Brief
Print exactly the lines running from the one that holds "Clone this chart in matplotlib." through the one that holds "fontsize=17.8, color='#1e1e1e', linespacing=1.55)", please, and leave the pictures out.
## START
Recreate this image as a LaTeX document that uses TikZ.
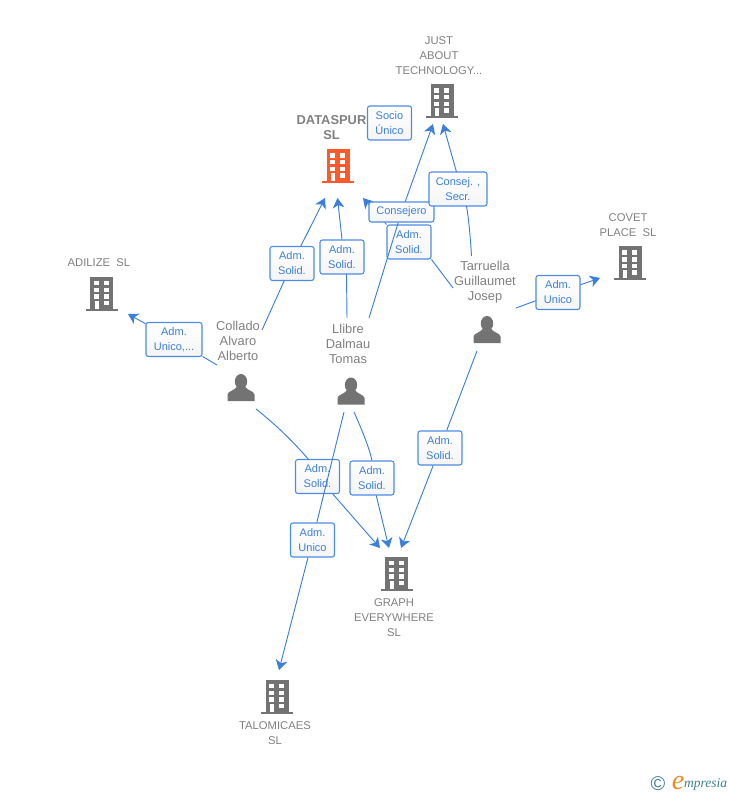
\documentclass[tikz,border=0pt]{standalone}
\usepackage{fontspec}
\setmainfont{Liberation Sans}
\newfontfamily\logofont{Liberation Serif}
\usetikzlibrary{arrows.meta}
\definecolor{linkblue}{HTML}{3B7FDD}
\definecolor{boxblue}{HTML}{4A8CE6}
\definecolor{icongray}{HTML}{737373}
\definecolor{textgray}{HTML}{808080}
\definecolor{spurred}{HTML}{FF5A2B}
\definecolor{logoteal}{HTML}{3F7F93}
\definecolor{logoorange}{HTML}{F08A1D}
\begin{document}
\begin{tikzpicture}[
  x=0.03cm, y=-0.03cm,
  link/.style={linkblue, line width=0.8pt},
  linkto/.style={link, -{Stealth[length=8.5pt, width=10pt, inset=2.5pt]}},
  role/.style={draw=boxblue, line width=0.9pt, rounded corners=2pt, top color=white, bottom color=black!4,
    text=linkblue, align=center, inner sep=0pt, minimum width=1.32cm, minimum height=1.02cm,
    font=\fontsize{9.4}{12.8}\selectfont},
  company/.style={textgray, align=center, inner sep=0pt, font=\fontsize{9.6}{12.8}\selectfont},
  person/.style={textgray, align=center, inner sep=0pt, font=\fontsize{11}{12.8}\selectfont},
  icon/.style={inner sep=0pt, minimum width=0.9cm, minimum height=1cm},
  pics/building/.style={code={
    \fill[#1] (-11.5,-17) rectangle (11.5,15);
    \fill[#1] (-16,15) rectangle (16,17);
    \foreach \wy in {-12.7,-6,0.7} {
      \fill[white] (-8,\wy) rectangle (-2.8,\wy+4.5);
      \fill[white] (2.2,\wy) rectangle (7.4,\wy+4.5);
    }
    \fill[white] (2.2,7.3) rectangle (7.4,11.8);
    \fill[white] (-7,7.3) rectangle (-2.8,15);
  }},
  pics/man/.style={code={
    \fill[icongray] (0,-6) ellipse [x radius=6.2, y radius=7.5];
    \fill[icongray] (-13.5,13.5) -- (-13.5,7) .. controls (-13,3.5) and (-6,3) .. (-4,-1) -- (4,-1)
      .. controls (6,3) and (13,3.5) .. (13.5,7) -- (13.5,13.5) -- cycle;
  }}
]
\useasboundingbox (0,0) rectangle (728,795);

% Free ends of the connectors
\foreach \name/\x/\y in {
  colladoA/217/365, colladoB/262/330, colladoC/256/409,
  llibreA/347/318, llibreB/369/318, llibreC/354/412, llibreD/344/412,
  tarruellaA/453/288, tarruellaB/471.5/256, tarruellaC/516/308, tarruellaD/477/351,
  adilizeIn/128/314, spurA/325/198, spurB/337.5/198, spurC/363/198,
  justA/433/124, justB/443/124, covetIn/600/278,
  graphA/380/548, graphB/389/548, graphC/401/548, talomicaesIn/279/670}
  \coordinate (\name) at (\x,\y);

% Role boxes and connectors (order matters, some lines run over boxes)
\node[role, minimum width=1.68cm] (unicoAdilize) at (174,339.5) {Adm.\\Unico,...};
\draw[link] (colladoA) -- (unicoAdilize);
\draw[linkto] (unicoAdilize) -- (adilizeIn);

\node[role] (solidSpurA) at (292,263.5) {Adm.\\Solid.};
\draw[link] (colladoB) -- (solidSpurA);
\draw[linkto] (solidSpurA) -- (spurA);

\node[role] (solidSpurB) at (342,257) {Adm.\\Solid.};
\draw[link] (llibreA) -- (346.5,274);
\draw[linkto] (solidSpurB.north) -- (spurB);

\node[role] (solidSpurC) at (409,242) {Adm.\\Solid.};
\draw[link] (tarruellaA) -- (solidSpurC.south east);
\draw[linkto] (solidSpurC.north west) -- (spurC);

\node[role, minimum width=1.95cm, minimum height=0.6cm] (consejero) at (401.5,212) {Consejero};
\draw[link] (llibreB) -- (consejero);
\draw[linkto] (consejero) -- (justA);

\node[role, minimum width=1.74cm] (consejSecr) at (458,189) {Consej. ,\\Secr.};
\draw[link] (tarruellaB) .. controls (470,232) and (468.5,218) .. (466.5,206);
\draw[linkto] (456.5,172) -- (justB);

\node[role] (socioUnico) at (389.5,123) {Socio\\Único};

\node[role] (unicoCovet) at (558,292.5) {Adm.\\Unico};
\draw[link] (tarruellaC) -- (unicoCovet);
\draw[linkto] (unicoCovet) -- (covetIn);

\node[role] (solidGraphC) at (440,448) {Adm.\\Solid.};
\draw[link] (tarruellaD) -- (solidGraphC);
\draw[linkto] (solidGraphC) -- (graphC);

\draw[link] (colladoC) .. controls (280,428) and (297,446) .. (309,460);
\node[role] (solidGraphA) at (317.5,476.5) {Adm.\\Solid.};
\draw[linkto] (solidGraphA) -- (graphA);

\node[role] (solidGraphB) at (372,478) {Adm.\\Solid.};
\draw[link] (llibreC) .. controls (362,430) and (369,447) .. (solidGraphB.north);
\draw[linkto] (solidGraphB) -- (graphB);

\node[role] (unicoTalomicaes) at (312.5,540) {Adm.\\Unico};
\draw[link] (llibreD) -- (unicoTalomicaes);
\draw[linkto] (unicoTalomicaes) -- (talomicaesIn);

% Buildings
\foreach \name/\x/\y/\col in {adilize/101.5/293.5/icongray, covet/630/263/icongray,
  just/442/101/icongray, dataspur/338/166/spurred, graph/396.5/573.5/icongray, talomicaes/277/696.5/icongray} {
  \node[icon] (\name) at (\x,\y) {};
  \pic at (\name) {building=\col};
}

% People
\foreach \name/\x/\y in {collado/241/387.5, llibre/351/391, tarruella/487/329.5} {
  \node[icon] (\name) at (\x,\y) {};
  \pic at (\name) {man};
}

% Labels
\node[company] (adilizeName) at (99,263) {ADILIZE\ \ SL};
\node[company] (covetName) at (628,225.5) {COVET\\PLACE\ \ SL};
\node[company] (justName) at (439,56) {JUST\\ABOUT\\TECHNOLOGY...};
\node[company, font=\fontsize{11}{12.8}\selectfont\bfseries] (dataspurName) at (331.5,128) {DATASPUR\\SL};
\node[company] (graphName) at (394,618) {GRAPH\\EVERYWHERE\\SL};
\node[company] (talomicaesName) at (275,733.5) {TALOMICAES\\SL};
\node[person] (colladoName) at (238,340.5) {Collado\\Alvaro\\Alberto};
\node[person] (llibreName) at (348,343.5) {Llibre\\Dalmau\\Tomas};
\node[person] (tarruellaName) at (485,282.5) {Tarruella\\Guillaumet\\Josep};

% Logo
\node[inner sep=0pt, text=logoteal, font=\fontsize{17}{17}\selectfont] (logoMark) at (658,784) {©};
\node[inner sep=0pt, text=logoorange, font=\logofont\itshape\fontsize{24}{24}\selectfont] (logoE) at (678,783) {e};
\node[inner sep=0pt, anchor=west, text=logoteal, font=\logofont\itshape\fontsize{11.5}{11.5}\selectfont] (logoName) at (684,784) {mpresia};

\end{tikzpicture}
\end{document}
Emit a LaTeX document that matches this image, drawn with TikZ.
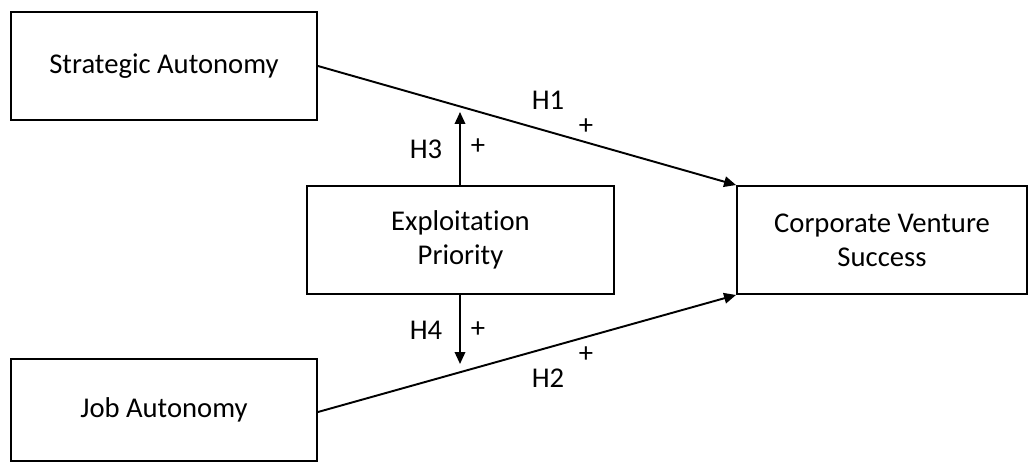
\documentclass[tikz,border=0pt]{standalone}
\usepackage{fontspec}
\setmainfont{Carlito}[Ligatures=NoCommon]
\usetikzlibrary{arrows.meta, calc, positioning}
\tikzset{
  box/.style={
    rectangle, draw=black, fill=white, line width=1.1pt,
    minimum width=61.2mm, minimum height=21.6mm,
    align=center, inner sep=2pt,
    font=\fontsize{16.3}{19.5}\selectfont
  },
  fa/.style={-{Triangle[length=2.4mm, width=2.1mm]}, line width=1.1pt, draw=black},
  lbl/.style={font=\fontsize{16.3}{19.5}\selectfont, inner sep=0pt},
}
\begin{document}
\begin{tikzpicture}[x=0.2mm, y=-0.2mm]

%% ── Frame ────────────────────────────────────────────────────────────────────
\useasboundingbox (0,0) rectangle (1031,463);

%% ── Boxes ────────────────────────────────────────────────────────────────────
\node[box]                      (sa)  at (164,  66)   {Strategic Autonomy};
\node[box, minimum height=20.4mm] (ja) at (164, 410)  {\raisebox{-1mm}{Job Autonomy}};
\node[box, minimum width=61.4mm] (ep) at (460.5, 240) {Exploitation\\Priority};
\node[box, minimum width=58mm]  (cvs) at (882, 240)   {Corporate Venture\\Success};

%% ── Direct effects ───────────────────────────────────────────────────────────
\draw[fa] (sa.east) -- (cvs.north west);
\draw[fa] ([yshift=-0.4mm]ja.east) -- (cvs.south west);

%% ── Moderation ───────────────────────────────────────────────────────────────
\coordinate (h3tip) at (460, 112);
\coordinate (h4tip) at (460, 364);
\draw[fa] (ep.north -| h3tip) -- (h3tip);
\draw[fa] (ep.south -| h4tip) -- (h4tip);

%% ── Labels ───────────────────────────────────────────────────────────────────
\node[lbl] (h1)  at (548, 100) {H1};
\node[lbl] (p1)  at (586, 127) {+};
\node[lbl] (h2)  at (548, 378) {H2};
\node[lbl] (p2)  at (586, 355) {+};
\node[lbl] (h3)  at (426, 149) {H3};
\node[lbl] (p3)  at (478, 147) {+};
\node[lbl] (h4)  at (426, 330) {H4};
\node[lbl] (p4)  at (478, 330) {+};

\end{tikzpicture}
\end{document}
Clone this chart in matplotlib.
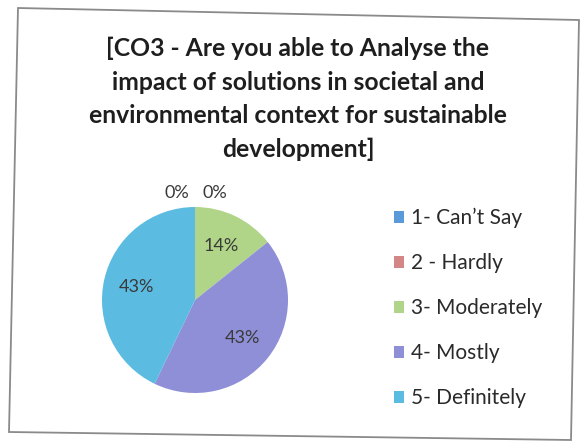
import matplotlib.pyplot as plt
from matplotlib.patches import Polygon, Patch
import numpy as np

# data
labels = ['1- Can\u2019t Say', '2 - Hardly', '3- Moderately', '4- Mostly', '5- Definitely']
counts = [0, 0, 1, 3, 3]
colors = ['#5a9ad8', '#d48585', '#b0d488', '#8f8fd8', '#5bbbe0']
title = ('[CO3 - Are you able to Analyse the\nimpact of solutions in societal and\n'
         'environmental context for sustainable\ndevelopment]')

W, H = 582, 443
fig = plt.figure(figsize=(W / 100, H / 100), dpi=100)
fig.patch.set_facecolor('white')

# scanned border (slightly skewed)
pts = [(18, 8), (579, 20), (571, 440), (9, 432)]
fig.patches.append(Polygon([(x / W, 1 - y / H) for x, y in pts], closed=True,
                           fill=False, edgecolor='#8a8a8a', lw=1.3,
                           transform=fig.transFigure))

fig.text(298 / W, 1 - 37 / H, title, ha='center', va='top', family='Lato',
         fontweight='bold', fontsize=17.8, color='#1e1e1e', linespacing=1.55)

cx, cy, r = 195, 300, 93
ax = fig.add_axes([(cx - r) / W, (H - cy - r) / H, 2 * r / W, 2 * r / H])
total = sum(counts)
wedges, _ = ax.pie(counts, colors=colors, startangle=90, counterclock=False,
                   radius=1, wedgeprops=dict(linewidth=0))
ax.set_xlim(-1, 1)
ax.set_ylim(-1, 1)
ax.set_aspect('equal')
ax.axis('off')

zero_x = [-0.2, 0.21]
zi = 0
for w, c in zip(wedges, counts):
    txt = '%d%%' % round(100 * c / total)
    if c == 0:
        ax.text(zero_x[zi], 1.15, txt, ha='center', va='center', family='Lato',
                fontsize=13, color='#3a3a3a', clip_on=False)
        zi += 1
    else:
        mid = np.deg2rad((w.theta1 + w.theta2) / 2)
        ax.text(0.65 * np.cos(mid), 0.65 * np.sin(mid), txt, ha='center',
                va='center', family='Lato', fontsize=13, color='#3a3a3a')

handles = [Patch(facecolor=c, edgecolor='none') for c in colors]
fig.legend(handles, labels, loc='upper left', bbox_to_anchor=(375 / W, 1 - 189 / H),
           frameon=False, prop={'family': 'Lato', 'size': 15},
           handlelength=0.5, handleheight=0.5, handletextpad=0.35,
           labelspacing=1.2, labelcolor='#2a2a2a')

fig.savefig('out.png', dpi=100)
## END
Output of the task
Clone this chart in matplotlib.
import matplotlib.pyplot as plt
from matplotlib.patches import Polygon, Patch
import numpy as np

# data
labels = ['1- Can\u2019t Say', '2 - Hardly', '3- Moderately', '4- Mostly', '5- Definitely']
counts = [0, 0, 1, 3, 3]
colors = ['#5a9ad8', '#d48585', '#b0d488', '#8f8fd8', '#5bbbe0']
title = ('[CO3 - Are you able to Analyse the\nimpact of solutions in societal and\n'
         'environmental context for sustainable\ndevelopment]')

W, H = 582, 443
fig = plt.figure(figsize=(W / 100, H / 100), dpi=100)
fig.patch.set_facecolor('white')

# scanned border (slightly skewed)
pts = [(18, 8), (579, 20), (571, 440), (9, 432)]
fig.patches.append(Polygon([(x / W, 1 - y / H) for x, y in pts], closed=True,
                           fill=False, edgecolor='#8a8a8a', lw=1.3,
                           transform=fig.transFigure))

fig.text(298 / W, 1 - 37 / H, title, ha='center', va='top', family='Lato',
         fontweight='bold', fontsize=17.8, color='#1e1e1e', linespacing=1.55)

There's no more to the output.